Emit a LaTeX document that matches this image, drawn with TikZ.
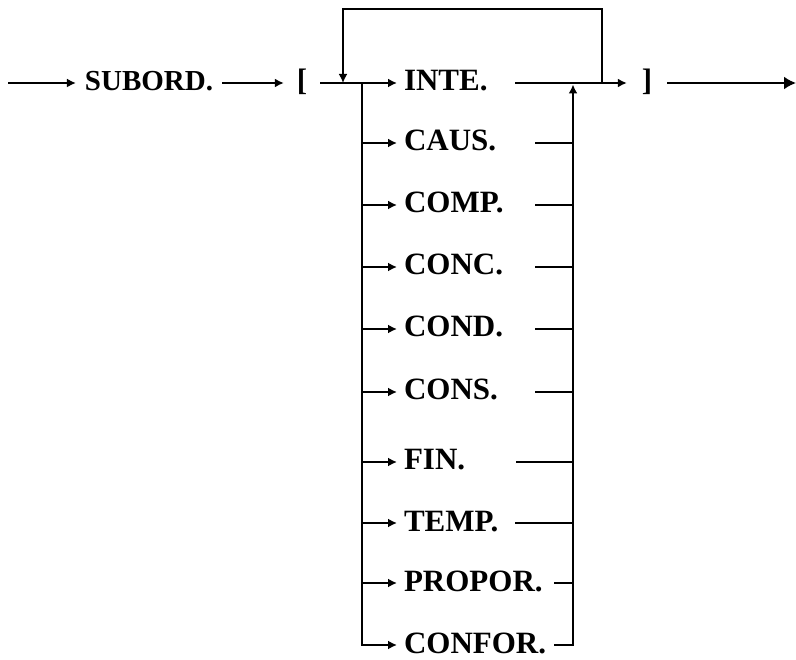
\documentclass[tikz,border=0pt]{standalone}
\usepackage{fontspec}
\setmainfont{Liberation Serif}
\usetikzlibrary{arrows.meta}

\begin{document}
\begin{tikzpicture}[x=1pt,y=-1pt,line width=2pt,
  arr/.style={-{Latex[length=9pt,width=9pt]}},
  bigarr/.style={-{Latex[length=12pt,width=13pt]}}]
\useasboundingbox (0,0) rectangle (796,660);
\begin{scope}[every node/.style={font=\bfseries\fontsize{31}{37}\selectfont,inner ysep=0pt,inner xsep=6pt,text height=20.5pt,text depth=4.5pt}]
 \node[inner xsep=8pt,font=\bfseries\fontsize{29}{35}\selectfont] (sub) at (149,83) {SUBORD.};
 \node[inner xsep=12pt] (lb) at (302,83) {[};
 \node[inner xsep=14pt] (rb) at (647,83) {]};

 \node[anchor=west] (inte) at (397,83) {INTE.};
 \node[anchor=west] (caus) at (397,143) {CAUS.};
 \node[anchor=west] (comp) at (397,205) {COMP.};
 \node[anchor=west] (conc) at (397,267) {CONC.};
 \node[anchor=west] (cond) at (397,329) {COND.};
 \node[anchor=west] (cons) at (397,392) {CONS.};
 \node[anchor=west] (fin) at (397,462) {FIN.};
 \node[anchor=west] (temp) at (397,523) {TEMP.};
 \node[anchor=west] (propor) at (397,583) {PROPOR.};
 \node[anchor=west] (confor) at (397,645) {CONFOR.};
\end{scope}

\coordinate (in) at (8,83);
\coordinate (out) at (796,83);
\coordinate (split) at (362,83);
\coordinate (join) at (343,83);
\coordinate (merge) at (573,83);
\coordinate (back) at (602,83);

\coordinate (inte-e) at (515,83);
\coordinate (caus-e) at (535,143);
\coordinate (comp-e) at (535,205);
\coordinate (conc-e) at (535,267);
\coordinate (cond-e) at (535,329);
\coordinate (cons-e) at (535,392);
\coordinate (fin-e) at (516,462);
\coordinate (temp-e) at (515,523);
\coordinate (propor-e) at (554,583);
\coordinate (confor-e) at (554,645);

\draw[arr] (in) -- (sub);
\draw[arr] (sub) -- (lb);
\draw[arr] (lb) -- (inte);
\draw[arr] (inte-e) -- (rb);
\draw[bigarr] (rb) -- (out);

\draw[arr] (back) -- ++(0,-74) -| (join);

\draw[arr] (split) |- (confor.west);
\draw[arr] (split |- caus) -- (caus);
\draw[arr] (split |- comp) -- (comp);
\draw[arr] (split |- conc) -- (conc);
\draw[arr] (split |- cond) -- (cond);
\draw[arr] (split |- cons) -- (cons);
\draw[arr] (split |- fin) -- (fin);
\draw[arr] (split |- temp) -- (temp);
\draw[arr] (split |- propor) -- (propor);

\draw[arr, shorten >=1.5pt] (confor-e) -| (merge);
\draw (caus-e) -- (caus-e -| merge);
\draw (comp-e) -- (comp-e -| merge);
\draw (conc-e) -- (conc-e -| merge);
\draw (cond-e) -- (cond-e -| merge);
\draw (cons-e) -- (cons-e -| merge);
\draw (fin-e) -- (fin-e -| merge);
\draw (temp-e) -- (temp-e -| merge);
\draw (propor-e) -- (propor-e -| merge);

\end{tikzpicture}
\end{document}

PROBLEM DETAILS:
Write out the full listing verbatim, excluding its pictures.

RESULT OF THE EXERCISE:
Emit a LaTeX document that matches this image, drawn with TikZ.
\documentclass[tikz,border=0pt]{standalone}
\usepackage{fontspec}
\setmainfont{Liberation Serif}
\usetikzlibrary{arrows.meta}

\begin{document}
\begin{tikzpicture}[x=1pt,y=-1pt,line width=2pt,
  arr/.style={-{Latex[length=9pt,width=9pt]}},
  bigarr/.style={-{Latex[length=12pt,width=13pt]}}]
\useasboundingbox (0,0) rectangle (796,660);
\begin{scope}[every node/.style={font=\bfseries\fontsize{31}{37}\selectfont,inner ysep=0pt,inner xsep=6pt,text height=20.5pt,text depth=4.5pt}]
 \node[inner xsep=8pt,font=\bfseries\fontsize{29}{35}\selectfont] (sub) at (149,83) {SUBORD.};
 \node[inner xsep=12pt] (lb) at (302,83) {[};
 \node[inner xsep=14pt] (rb) at (647,83) {]};

 \node[anchor=west] (inte) at (397,83) {INTE.};
 \node[anchor=west] (caus) at (397,143) {CAUS.};
 \node[anchor=west] (comp) at (397,205) {COMP.};
 \node[anchor=west] (conc) at (397,267) {CONC.};
 \node[anchor=west] (cond) at (397,329) {COND.};
 \node[anchor=west] (cons) at (397,392) {CONS.};
 \node[anchor=west] (fin) at (397,462) {FIN.};
 \node[anchor=west] (temp) at (397,523) {TEMP.};
 \node[anchor=west] (propor) at (397,583) {PROPOR.};
 \node[anchor=west] (confor) at (397,645) {CONFOR.};
\end{scope}

\coordinate (in) at (8,83);
\coordinate (out) at (796,83);
\coordinate (split) at (362,83);
\coordinate (join) at (343,83);
\coordinate (merge) at (573,83);
\coordinate (back) at (602,83);

\coordinate (inte-e) at (515,83);
\coordinate (caus-e) at (535,143);
\coordinate (comp-e) at (535,205);
\coordinate (conc-e) at (535,267);
\coordinate (cond-e) at (535,329);
\coordinate (cons-e) at (535,392);
\coordinate (fin-e) at (516,462);
\coordinate (temp-e) at (515,523);
\coordinate (propor-e) at (554,583);
\coordinate (confor-e) at (554,645);

\draw[arr] (in) -- (sub);
\draw[arr] (sub) -- (lb);
\draw[arr] (lb) -- (inte);
\draw[arr] (inte-e) -- (rb);
\draw[bigarr] (rb) -- (out);

\draw[arr] (back) -- ++(0,-74) -| (join);

\draw[arr] (split) |- (confor.west);
\draw[arr] (split |- caus) -- (caus);
\draw[arr] (split |- comp) -- (comp);
\draw[arr] (split |- conc) -- (conc);
\draw[arr] (split |- cond) -- (cond);
\draw[arr] (split |- cons) -- (cons);
\draw[arr] (split |- fin) -- (fin);
\draw[arr] (split |- temp) -- (temp);
\draw[arr] (split |- propor) -- (propor);

\draw[arr, shorten >=1.5pt] (confor-e) -| (merge);
\draw (caus-e) -- (caus-e -| merge);
\draw (comp-e) -- (comp-e -| merge);
\draw (conc-e) -- (conc-e -| merge);
\draw (cond-e) -- (cond-e -| merge);
\draw (cons-e) -- (cons-e -| merge);
\draw (fin-e) -- (fin-e -| merge);
\draw (temp-e) -- (temp-e -| merge);
\draw (propor-e) -- (propor-e -| merge);

\end{tikzpicture}
\end{document}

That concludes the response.